RE: The Incredibly Stupid Things (Few, Hopefully) Atheists Say
April 3, 2015 at 9:56 am
(This post was last modified: April 3, 2015 at 10:16 am by JuliaL.)
(April 3, 2015 at 5:06 am)downbeatplumb Wrote:
Personally I tend towards there being a David Koresch type charismatic leader who was talked up by his surviving followers.
This is mainly because of the manner of his death which was that of a common criminal and the contortions understaken to explain it as gods will and his crowning moment etc when it is nothing but abject failure.
Makes sod all sense.
I disagree here.
It makes lots of sense if you see it in context as a useful and effective survival strategy for the religion (via its adherents.)
And if stuck to, unassailable.
The apostles lost their meal ticket. They had to do something to eat with their guru gone.
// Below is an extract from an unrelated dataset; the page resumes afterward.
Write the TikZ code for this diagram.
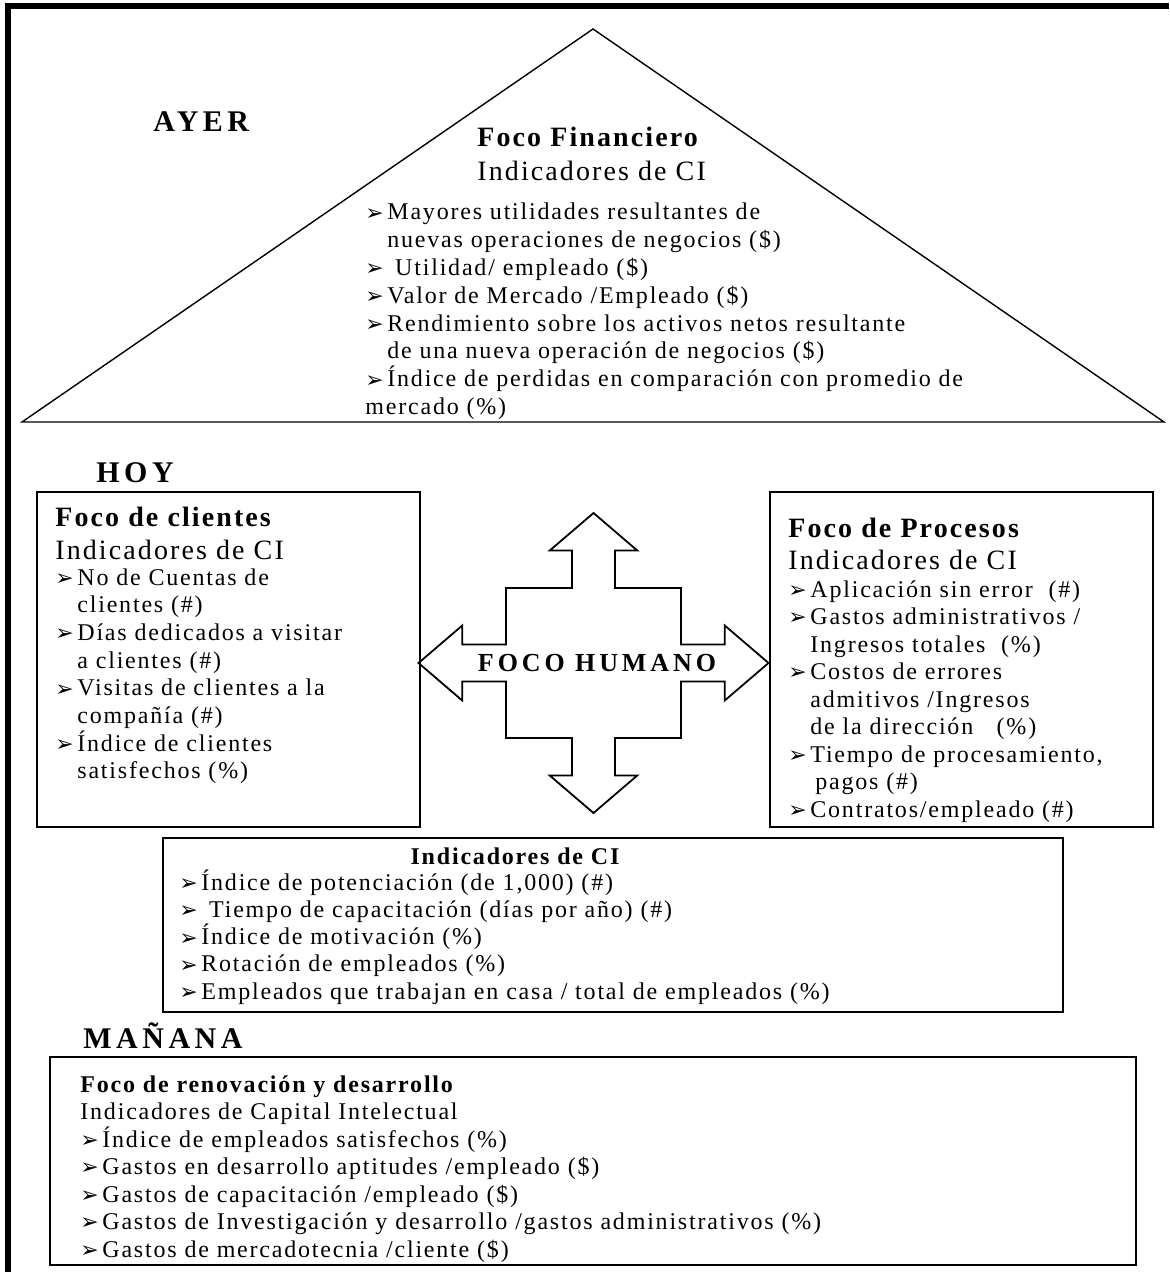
\documentclass[tikz,border=0pt]{standalone}
\usepackage{fontspec}
\setmainfont{Liberation Serif}[LetterSpace=7.5]
\newfontfamily\headfont{Liberation Serif}[LetterSpace=15]
\newfontfamily\symfont{DejaVu Sans}
\usetikzlibrary{positioning}
\newcommand{\bl}{\makebox[11pt][l]{\symfont\fontsize{11}{11}\selectfont\raisebox{-0.2pt}{➢}}}
\newcommand{\ind}{\hspace*{11pt}}

\begin{document}
\begin{tikzpicture}[x=0.5pt, y=-0.5pt,
  box/.style={draw, line width=0.8pt, inner sep=0pt},
  txt/.style={anchor=base west, inner sep=0pt, font=\fontsize{12}{13.8}\selectfont},
  ttl/.style={anchor=base west, inner sep=0pt, font=\fontsize{14}{16}\selectfont},
  head/.style={anchor=base west, inner sep=0pt, font=\headfont\bfseries\fontsize{15}{18}\selectfont}]
\useasboundingbox (0,0) rectangle (1169,1272);
% frame and roof
\draw[line width=3pt] (8,1272) -- (8,6) -- (1169,6);
\draw[line width=0.7pt] (593,29) -- (1164,422) -- (22,422) -- cycle;
% boxes
\node[box, minimum width=191.5pt, minimum height=167.5pt] (clientes) at (228.5,659.5) {};
\node[box, minimum width=191.5pt, minimum height=167.5pt] (procesos) at (961.5,659.5) {};
\node[box, minimum width=450pt, minimum height=87pt] (humanos) at (613,925) {};
\node[box, minimum width=543pt, minimum height=104pt] (renov) at (593,1161) {};
% cross arrow
\begin{scope}[shift={(593.5,663)}, xscale=175, yscale=150]
\draw[line width=0.9pt, line join=miter]
  (1,0) -- (0.75,0.25) -- (0.75,0.123) -- (0.5,0.123) -- (0.5,0.5) -- (0.123,0.5)
  -- (0.123,0.75) -- (0.25,0.75) -- (0,1) -- (-0.25,0.75) -- (-0.123,0.75) -- (-0.123,0.5)
  -- (-0.5,0.5) -- (-0.5,0.123) -- (-0.75,0.123) -- (-0.75,0.25) -- (-1,0) -- (-0.75,-0.25)
  -- (-0.75,-0.123) -- (-0.5,-0.123) -- (-0.5,-0.5) -- (-0.123,-0.5) -- (-0.123,-0.75)
  -- (-0.25,-0.75) -- (0,-1) -- (0.25,-0.75) -- (0.123,-0.75) -- (0.123,-0.5) -- (0.5,-0.5)
  -- (0.5,-0.123) -- (0.75,-0.123) -- (0.75,-0.25) -- cycle;
\end{scope}
\node[inner sep=0pt, font=\headfont\bfseries\fontsize{13}{15}\selectfont] (humano) at (597,663) {FOCO HUMANO};
% headings
\node[head] (ayer) at (153,132) {AYER};
\node[head] (hoy) at (96,482) {HOY};
\node[head] (manana) at (83,1048) {MAÑANA};
% financiero
\node[ttl] (finT) at (477,147) {\bfseries Foco Financiero};
\node[ttl] (finS) at (477,181) {Indicadores de CI};
\foreach \t [count=\i from 0] in {
  {\bl Mayores utilidades resultantes de},
  {\ind nuevas operaciones de negocios (\$)},
  {\bl\ Utilidad/ empleado (\$)},
  {\bl Valor de Mercado /Empleado (\$)},
  {\bl Rendimiento sobre los activos netos resultante},
  {\ind de una nueva operación de negocios (\$)},
  {\bl Índice de perdidas en comparación con promedio de},
  {mercado (\%)}}
  \node[txt] (fin\i) at (365,220+27.8*\i) {\t};
% clientes
\node[ttl] (cliT) at (55,526) {\bfseries Foco de clientes};
\node[ttl] (cliS) at (55,559) {Indicadores de CI};
\foreach \t [count=\i from 0] in {
  {\bl No de Cuentas de},
  {\ind clientes (\#)},
  {\bl Días dedicados a visitar},
  {\ind a clientes (\#)},
  {\bl Visitas de clientes a la},
  {\ind compañía (\#)},
  {\bl Índice de clientes},
  {\ind satisfechos (\%)}}
  \node[txt] (cli\i) at (55,585+27.7*\i) {\t};
% procesos
\node[ttl] (proT) at (788,537) {\bfseries Foco de Procesos};
\node[ttl] (proS) at (788,569) {Indicadores de CI};
\foreach \t [count=\i from 0] in {
  {\bl Aplicación sin error\ \ (\#)},
  {\bl Gastos administrativos /},
  {\ind Ingresos totales\ \ (\%)},
  {\bl Costos de errores},
  {\ind admitivos /Ingresos},
  {\ind de la dirección\ \ \ (\%)},
  {\bl Tiempo de procesamiento,},
  {\ind\hspace*{2.5pt}pagos (\#)},
  {\bl Contratos/empleado (\#)}}
  \node[txt] (pro\i) at (788,597+27.5*\i) {\t};
% humano
\node[txt, anchor=base, font=\fontsize{12}{13.8}\selectfont\bfseries] (humT) at (515,864) {Indicadores de CI};
\foreach \t [count=\i from 0] in {
  {\bl Índice de potenciación (de 1,000) (\#)},
  {\bl\ Tiempo de capacitación (días por año) (\#)},
  {\bl Índice de motivación (\%)},
  {\bl Rotación de empleados (\%)},
  {\bl Empleados que trabajan en casa / total de empleados (\%)}}
  \node[txt] (hum\i) at (179,890+27.3*\i) {\t};
% renovacion
\node[txt, font=\fontsize{12}{13.8}\selectfont\bfseries] (renT) at (80,1092) {Foco de renovación y desarrollo};
\node[txt] (renS) at (80,1119.5) {Indicadores de Capital Intelectual};
\foreach \t [count=\i from 0] in {
  {\bl Índice de empleados satisfechos (\%)},
  {\bl Gastos en desarrollo aptitudes /empleado (\$)},
  {\bl Gastos de capacitación /empleado (\$)},
  {\bl Gastos de Investigación y desarrollo /gastos administrativos (\%)},
  {\bl Gastos de mercadotecnia /cliente (\$)}}
  \node[txt] (ren\i) at (80,1147+27.5*\i) {\t};
\end{tikzpicture}
\end{document}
Things not going the way you want them to? Make up a (fictional) narrative that says, it was all planned that way.
Similar argument as a frustrated child in error, "I meant to do that!"
All they had to do to carry on the scam was stick to the talking points.
The Jews have spent thousands of years profiting from a similar strategy.
- We are God's chosen people (so we deserve all the good stuff and can rationalize any nastiness we exhibit.)
- Objection: you got trashed by the (fill in the blank with: Egyptians, Assyrians, Babylonians, Persians, Greeks, Romans.)
- We had a king that didn't (pick one) honor/tithe/sacrifice to God properly and were "chastised."
- We're still God's chosen people.
It's a stubborn kind of trick, but a good one. It works.
So how, exactly, does God know that She's NOT a brain in a vat?